Was it my phone I think I had lost but something else? Almost like by not having my phone I was losing something else. Maybe control over something? The act of announcing what you aim to do to friends and family and hearing their approval provides similar satisfaction to achieving the goal, giving you a premature sense of completeness.
Therefore could we argue that sharing our best selves, our aspirations and what we are doing on the internet and getting feedback (likes or comments) tricks us into thinking we have achieved something or accomplishing the task when in actuality we have not only not achieved anything but used the time we could have spent achieving the task on something unrelated (effectively going backwards instead of forwards.)
This is an area I would like to revisit when I conclude this blog topic in the coming weeks.
As day two was ending the pangs of anxiety had turned into pangs of excitement
I was thinking of all the texts, calls and social media alerts that were waiting for me when I turned my phone on. I was fantasying about texting everyone back and seeing what everyone had been up to, amending my virtual alter-ego.
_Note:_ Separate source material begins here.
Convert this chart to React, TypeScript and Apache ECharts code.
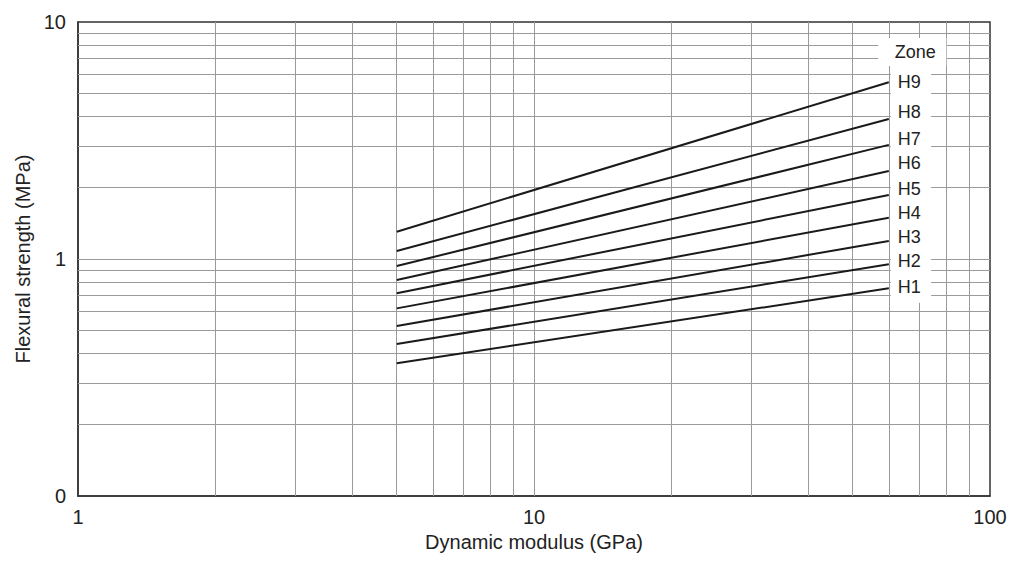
import React, { useEffect, useRef } from "react";
import * as echarts from "echarts";

const zones = ["H1", "H2", "H3", "H4", "H5", "H6", "H7", "H8", "H9"];
const xStart = 5;
const xEnd = 60;
const startValues = [0.363, 0.438, 0.522, 0.619, 0.717, 0.815, 0.934, 1.081, 1.304];
const endValues = [0.752, 0.95, 1.191, 1.494, 1.862, 2.35, 3.03, 3.9, 5.57];
const labelOffsets = [-1, -3, -4, -5, -6, -8, -6, -7, 0];
const xGridValues = [2, 3, 4, 5, 6, 7, 8, 9, 10, 20, 30, 40, 50, 60, 70, 80, 90];
const yGridValues = [0.2, 0.3, 0.4, 0.5, 0.6, 0.7, 0.8, 0.9, 1, 2, 3, 4, 5, 6, 7, 8, 9];
const yTickLabels: Record<string, string> = { "0.1": "0", "1": "1", "10": "10" };
const xTickLabels: Record<string, string> = { "1": "1", "10": "10", "100": "100" };

const FONT = "Liberation Sans";
const TXT = "#222";

export default function App() {
  const ref = useRef<HTMLDivElement>(null);
  useEffect(() => {
    document.body.style.margin = "0";
    const chart = echarts.init(ref.current!, null, { renderer: "svg" });
    const lineSeries = zones.map((z, i) => ({
      name: z,
      type: "line",
      z: 5,
      symbol: "none",
      silent: true,
      lineStyle: { color: "#1a1a1a", width: 2 },
      data: [
        [xStart, startValues[i]],
        [xEnd, endValues[i]],
      ],
      endLabel: {
        show: true,
        formatter: z,
        distance: 9,
        offset: [0, labelOffsets[i]],
        color: TXT,
        fontSize: 18,
        fontFamily: FONT,
      },
    }));
    chart.setOption({
      animation: false,
      textStyle: { fontFamily: FONT },
      grid: {
        left: 78,
        right: 22,
        top: 22,
        bottom: 67,
        show: true,
        borderColor: "#333",
        borderWidth: 1.5,
        backgroundColor: "transparent",
      },
      xAxis: {
        type: "log",
        logBase: 10,
        min: 1,
        max: 100,
        name: "Dynamic modulus (GPa)",
        nameLocation: "middle",
        nameGap: 34,
        nameTextStyle: { fontSize: 20, color: TXT, fontFamily: FONT },
        axisLine: { show: true, lineStyle: { color: "#333", width: 1.5 } },
        axisTick: { show: false },
        splitLine: { show: false },
        axisLabel: {
          fontSize: 20,
          color: TXT,
          fontFamily: FONT,
          margin: 11,
          formatter: (v: number) => xTickLabels[String(v)] ?? "",
        },
      },
      yAxis: {
        type: "log",
        logBase: 10,
        min: 0.1,
        max: 10,
        name: "Flexural strength (MPa)",
        nameLocation: "middle",
        nameGap: 43,
        nameTextStyle: { fontSize: 20, color: TXT, fontFamily: FONT },
        axisLine: { show: true, lineStyle: { color: "#333", width: 1.5 } },
        axisTick: { show: false },
        splitLine: { show: false },
        axisLabel: {
          fontSize: 20,
          color: TXT,
          fontFamily: FONT,
          margin: 12,
          formatter: (v: number) => yTickLabels[String(Math.round(v * 10) / 10)] ?? "",
        },
      },
      series: [
        {
          name: "grid",
          type: "line",
          data: [],
          z: 1,
          silent: true,
          markLine: {
            silent: true,
            z: 1,
            symbol: "none",
            label: { show: false },
            lineStyle: { color: "#9a9a9a", width: 1, type: "solid" },
            data: [
              ...xGridValues.map((v) => ({ xAxis: v })),
              ...yGridValues.map((v) => ({ yAxis: v })),
            ],
          },
        },
        {
          name: "cover",
          type: "line",
          data: [],
          z: 3,
          silent: true,
          markArea: {
            silent: true,
            z: 3,
            itemStyle: { color: "#ffffff" },
            data: [
              [
                { xAxis: 60.6, yAxis: 0.654 },
                { xAxis: 74.3, yAxis: 6.52 },
              ],
              [
                {
                  xAxis: 56.9,
                  yAxis: 8.56,
                  label: {
                    show: true,
                    position: "inside",
                    formatter: "Zone",
                    color: TXT,
                    fontSize: 18,
                    fontFamily: FONT,
                    offset: [3, 0],
                  },
                },
                { xAxis: 80.2, yAxis: 6.52 },
              ],
            ],
          },
        },
        ...lineSeries,
      ],
    });
    return () => chart.dispose();
  }, []);
  return <div ref={ref} style={{ width: 1012, height: 563 }} />;
}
As I returned home the first thing I did was get my laptop out and check my email. It was the first time in 36, or so, hours I had checked it and in all honesty, nothing had happened. I thought I was missing out on something when in actuality my virtual world was not collapsing around, or rather without me.
Instead of looking at social media I get out my book and read. I have become accustomed to reading on the train and looking at social media and mobile videos in bed. As I switched the light off to get to sleep I realised how early it was and how much reading I had done.
I worked out (in that time) that if I watch 5 videos at 6 minutes each that’s 35 minutes, a night in which I could be reading or, god forbid sleeping. That’s without the time spent on social media sights before I sleep or checked throughout the day. How much time taken up by my mobile and social media is a topic for another day.